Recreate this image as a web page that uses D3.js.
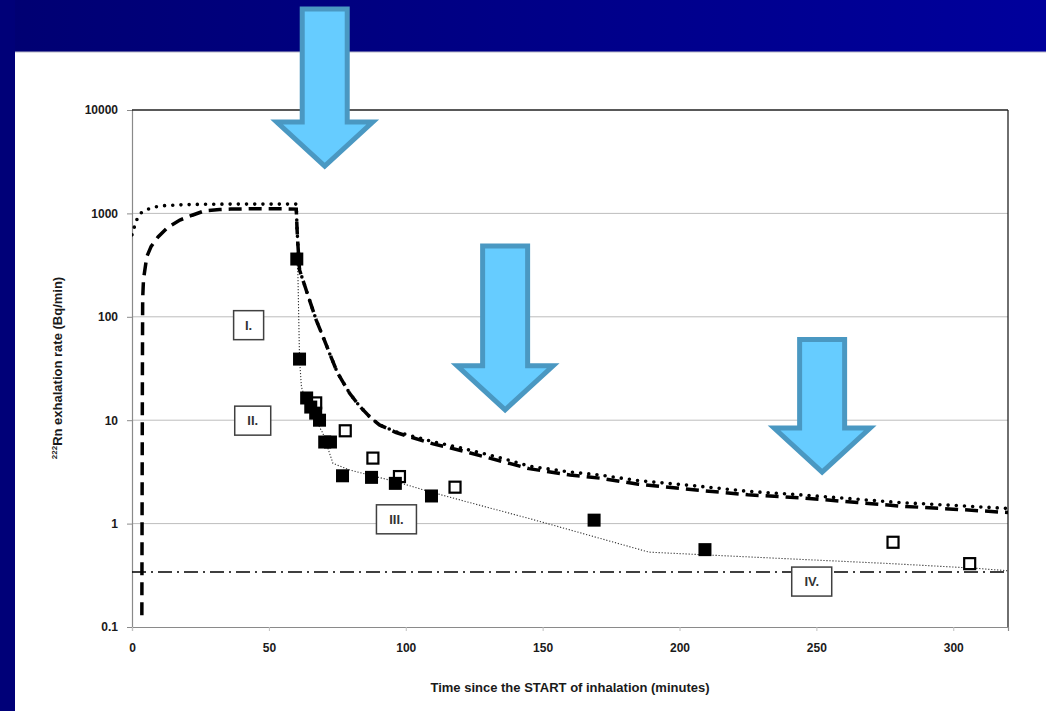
<!DOCTYPE html>
<html><head><meta charset="utf-8">
<script src="https://cdn.jsdelivr.net/npm/d3@7"></script>
<style>
html,body{margin:0;padding:0;background:#fff;}
svg{display:block;}
text{font-family:"Liberation Sans Narrow","Arial Narrow","Liberation Sans",sans-serif;font-weight:bold;}
</style></head>
<body>
<svg id="chart" width="1046" height="711"></svg>
<script>
// ---- data ----
const xTicks = [0, 50, 100, 150, 200, 250, 300];
const yTicks = [0.1, 1, 10, 100, 1000, 10000];
const yTickLabels = ["0.1", "1", "10", "100", "1000", "10000"];

// model curve (dotted, round dots)
const dotT = [0,0.5,1,2,3,5,8,12,18,25,35,45,55,60,60.3,60.6,61.2,63,65,67.3,70,72.2,75,79.5,83,86.8,90.4,96.5,100,110,120,135,145,160,171,185,207,225,245,265,280,300,320];
const dotV = [620,650,780,900,1000,1080,1150,1190,1210,1225,1230,1230,1230,1230,700,500,284,204,141,93,62,44,29,18.2,13.8,10.8,9.0,7.7,7.3,6.2,5.4,4.3,3.6,3.15,2.95,2.6,2.3,2.05,1.89,1.72,1.6,1.5,1.4];

// model curve (long dashes)
const dashT = [3.6,3.7,3.8,3.9,4.2,5.4,7,9.6,13,17.5,22,26.6,32,36,45,55,60,60.3,60.6,61.2,63,65,67.3,70,72.2,75,79.5,83,86.8,90.4,96.5,100,110,120,135,145,160,171,185,207,225,245,265,280,300,320];
const dashV = [0.13,2,30,150,230,382,480,596,730,863,960,1062,1090,1100,1110,1110,1100,700,500,284,204,141,93,62,44,29,18.2,13.8,10.8,9.0,7.6,7.1,5.9,5.1,4.0,3.4,2.95,2.75,2.4,2.1,1.9,1.77,1.6,1.48,1.38,1.28];

// fitted thin dotted line
const fitT = [60.2,60.6,61.2,61.9,63.7,69.7,73.4,79.5,89.2,96.5,108.6,124.4,145.1,156,188.8,208.3,277.4,308,320];
const fitV = [362,264,39,21,14.7,7.5,3.83,3.3,2.84,2.54,2.04,1.57,1.12,0.93,0.53,0.5,0.41,0.37,0.35];

// measured points
const filledT = [60.2,61.2,63.8,65.3,67.1,68.5,70.4,72.5,76.9,87.5,96.2,109.4,168.8,209.3];
const filledV = [362,39,16.4,13.4,11.7,10,6.15,6.15,2.9,2.8,2.45,1.85,1.08,0.56];
const openT = [67.1,77.9,88,97.7,118,278,306];
const openV = [14.7,7.9,4.3,2.85,2.25,0.66,0.41];

// background level
const levelIV = 0.34;

// labels
const boxLabels = ["I.", "II.", "III.", "IV."];
const boxT = [42.6, 44.1, 96.6, 248.3];
const boxV = [83, 9.9, 1.1, 0.275];
const boxW = [30, 36, 40, 40];

// arrows (tip position in data units, top in data units)
const arrowT = [70.4, 136.3, 252.1];
const arrowTipV = [2870, 12.6, 3.15];
const arrowTopV = [95000, 484, 60.3];

// ---- drawing ----
const svg = d3.select("#chart");
const W = 1046, H = 711;

// background
const defs = svg.append("defs");
const grad = defs.append("linearGradient").attr("id","topg").attr("x1","0").attr("x2","1").attr("y1","0").attr("y2","0");
grad.append("stop").attr("offset","0").attr("stop-color","#000072");
grad.append("stop").attr("offset","1").attr("stop-color","#00009C");
svg.append("rect").attr("x",0).attr("y",0).attr("width",W).attr("height",H).attr("fill","#fff");
svg.append("rect").attr("x",0).attr("y",0).attr("width",W).attr("height",52).attr("fill","url(#topg)");
svg.append("rect").attr("x",0).attr("y",0).attr("width",15).attr("height",H).attr("fill","#000078");
svg.append("line").attr("x1",15).attr("x2",W).attr("y1",52).attr("y2",52).attr("stroke","#b8b8c8").attr("stroke-width",1);

const x = d3.scaleLinear().domain([0,320]).range([132,1008]);
const y = d3.scaleLog().domain([0.1,10000]).range([627,110]);

// gridlines
svg.append("g").selectAll("line").data(yTicks.slice(1,-1)).join("line")
  .attr("x1",x(0)).attr("x2",x(320)).attr("y1",d=>y(d)).attr("y2",d=>y(d))
  .attr("stroke","#bdbdbd").attr("stroke-width",1);

// axes
const yAxis = d3.axisLeft(y).tickValues(yTicks).tickFormat((d,i)=>yTickLabels[i]).tickSize(5).tickPadding(9);
const gy = svg.append("g").attr("transform",`translate(${x(0)},0)`).call(yAxis);
gy.select(".domain").attr("stroke","#8a8a8a").attr("stroke-width",1.2);
gy.selectAll(".tick line").attr("stroke","#8a8a8a");
gy.selectAll(".tick text").attr("font-size",12).attr("fill","#1a1a1a").style("font-family",'"Liberation Sans Narrow","Arial Narrow","Liberation Sans",sans-serif').style("font-weight","bold");

const xAxis = d3.axisBottom(x).tickValues(xTicks).tickFormat(d3.format("d")).tickSize(4).tickPadding(12);
const gx = svg.append("g").attr("transform",`translate(0,${y(0.1)})`).call(xAxis);
gx.select(".domain").attr("stroke","#8a8a8a").attr("stroke-width",1.2);
gx.selectAll(".tick line").attr("stroke","#c0c0c0");
gx.selectAll(".tick text").attr("font-size",12).attr("fill","#1a1a1a").style("font-family",'"Liberation Sans Narrow","Arial Narrow","Liberation Sans",sans-serif').style("font-weight","bold");

// top & right border
svg.append("line").attr("x1",x(0)).attr("x2",x(320)).attr("y1",y(10000)).attr("y2",y(10000)).attr("stroke","#222").attr("stroke-width",1.3);
svg.append("line").attr("x1",x(320)).attr("x2",x(320)).attr("y1",y(10000)).attr("y2",y(0.1)).attr("stroke","#222").attr("stroke-width",1.3);

// axis titles
svg.append("text").attr("x",(x(0)+x(320))/2).attr("y",692).attr("text-anchor","middle")
  .attr("font-size",13).attr("fill","#1a1a1a").text("Time since the START of inhalation (minutes)");
const yt = svg.append("text").attr("transform",`translate(62,${368}) rotate(-90)`).attr("text-anchor","middle")
  .attr("font-size",13).attr("fill","#1a1a1a");
yt.append("tspan").attr("font-size",8).attr("dy",-5).text("222");
yt.append("tspan").attr("dy",5).text("Rn exhalation rate (Bq/min)");

// clip
defs.append("clipPath").attr("id","plotclip").append("rect")
  .attr("x",x(0)).attr("y",y(10000)-2).attr("width",x(320)-x(0)).attr("height",y(0.1)-y(10000)+2);

const plot = svg.append("g").attr("clip-path","url(#plotclip)");

// background level IV
plot.append("line").attr("x1",x(0)).attr("x2",x(320)).attr("y1",y(levelIV)).attr("y2",y(levelIV))
  .attr("stroke","#000").attr("stroke-width",1.4).attr("stroke-dasharray","14 5 2 5");

const line = d3.line().x(d=>x(d[0])).y(d=>y(d[1]));

// fitted thin dotted line
plot.append("path").datum(fitT.map((t,i)=>[t,fitV[i]])).attr("d",line)
  .attr("fill","none").attr("stroke","#333").attr("stroke-width",1.1).attr("stroke-dasharray","1.2 1.8");

// dashed model
plot.append("path").datum(dashT.map((t,i)=>[t,dashV[i]])).attr("d",line)
  .attr("fill","none").attr("stroke","#000").attr("stroke-width",3.5).attr("stroke-dasharray","13 7");

// dotted model
plot.append("path").datum(dotT.map((t,i)=>[t,dotV[i]])).attr("d",line)
  .attr("fill","none").attr("stroke","#000").attr("stroke-width",3.6).attr("stroke-linecap","round").attr("stroke-dasharray","0 8.2");

// open squares
plot.append("g").selectAll("rect").data(openT.map((t,i)=>[t,openV[i]])).join("rect")
  .attr("x",d=>x(d[0])-5.5).attr("y",d=>y(d[1])-5.5).attr("width",11).attr("height",11)
  .attr("fill","#fff").attr("stroke","#000").attr("stroke-width",2.2);

// filled squares
plot.append("g").selectAll("rect").data(filledT.map((t,i)=>[t,filledV[i]])).join("rect")
  .attr("x",d=>x(d[0])-6.5).attr("y",d=>y(d[1])-6.5).attr("width",13).attr("height",13)
  .attr("fill","#000");

// label boxes
const lb = svg.append("g").selectAll("g").data(boxLabels).join("g")
  .attr("transform",(d,i)=>`translate(${x(boxT[i])},${y(boxV[i])})`);
lb.append("rect").attr("x",(d,i)=>-boxW[i]/2).attr("y",-14.5).attr("width",(d,i)=>boxW[i]).attr("height",29)
  .attr("fill","#fff").attr("stroke","#404040").attr("stroke-width",1.5);
lb.append("text").attr("text-anchor","middle").attr("dy","0.36em").attr("font-size",13).attr("fill","#333").text(d=>d);

// arrows
const shaftW = 45, headW = 96, headH = 44;
const ag = svg.append("g").selectAll("path").data(arrowT).join("path")
  .attr("d",(t,i)=>{
    const cx = x(t), tip = y(arrowTipV[i]), top = y(arrowTopV[i]);
    const hy = tip - headH;
    const p = d3.path();
    p.moveTo(cx-shaftW/2, top);
    p.lineTo(cx+shaftW/2, top);
    p.lineTo(cx+shaftW/2, hy);
    p.lineTo(cx+headW/2, hy);
    p.lineTo(cx, tip);
    p.lineTo(cx-headW/2, hy);
    p.lineTo(cx-shaftW/2, hy);
    p.closePath();
    return p.toString();
  })
  .attr("fill","#66CCFF").attr("stroke","#4A98C2").attr("stroke-width",5).attr("stroke-linejoin","miter");
</script>
</body></html>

§ PROBLEM REQUIREMENTS
Begin at the first line of the data above and repeat each line exactly, stopping after the line containing "const levelIV = 0.34;". Omit the pictures.

§ SOLUTION
Recreate this image as a web page that uses D3.js.
<!DOCTYPE html>
<html><head><meta charset="utf-8">
<script src="https://cdn.jsdelivr.net/npm/d3@7"></script>
<style>
html,body{margin:0;padding:0;background:#fff;}
svg{display:block;}
text{font-family:"Liberation Sans Narrow","Arial Narrow","Liberation Sans",sans-serif;font-weight:bold;}
</style></head>
<body>
<svg id="chart" width="1046" height="711"></svg>
<script>
// ---- data ----
const xTicks = [0, 50, 100, 150, 200, 250, 300];
const yTicks = [0.1, 1, 10, 100, 1000, 10000];
const yTickLabels = ["0.1", "1", "10", "100", "1000", "10000"];

// model curve (dotted, round dots)
const dotT = [0,0.5,1,2,3,5,8,12,18,25,35,45,55,60,60.3,60.6,61.2,63,65,67.3,70,72.2,75,79.5,83,86.8,90.4,96.5,100,110,120,135,145,160,171,185,207,225,245,265,280,300,320];
const dotV = [620,650,780,900,1000,1080,1150,1190,1210,1225,1230,1230,1230,1230,700,500,284,204,141,93,62,44,29,18.2,13.8,10.8,9.0,7.7,7.3,6.2,5.4,4.3,3.6,3.15,2.95,2.6,2.3,2.05,1.89,1.72,1.6,1.5,1.4];

// model curve (long dashes)
const dashT = [3.6,3.7,3.8,3.9,4.2,5.4,7,9.6,13,17.5,22,26.6,32,36,45,55,60,60.3,60.6,61.2,63,65,67.3,70,72.2,75,79.5,83,86.8,90.4,96.5,100,110,120,135,145,160,171,185,207,225,245,265,280,300,320];
const dashV = [0.13,2,30,150,230,382,480,596,730,863,960,1062,1090,1100,1110,1110,1100,700,500,284,204,141,93,62,44,29,18.2,13.8,10.8,9.0,7.6,7.1,5.9,5.1,4.0,3.4,2.95,2.75,2.4,2.1,1.9,1.77,1.6,1.48,1.38,1.28];

// fitted thin dotted line
const fitT = [60.2,60.6,61.2,61.9,63.7,69.7,73.4,79.5,89.2,96.5,108.6,124.4,145.1,156,188.8,208.3,277.4,308,320];
const fitV = [362,264,39,21,14.7,7.5,3.83,3.3,2.84,2.54,2.04,1.57,1.12,0.93,0.53,0.5,0.41,0.37,0.35];

// measured points
const filledT = [60.2,61.2,63.8,65.3,67.1,68.5,70.4,72.5,76.9,87.5,96.2,109.4,168.8,209.3];
const filledV = [362,39,16.4,13.4,11.7,10,6.15,6.15,2.9,2.8,2.45,1.85,1.08,0.56];
const openT = [67.1,77.9,88,97.7,118,278,306];
const openV = [14.7,7.9,4.3,2.85,2.25,0.66,0.41];

// background level
const levelIV = 0.34;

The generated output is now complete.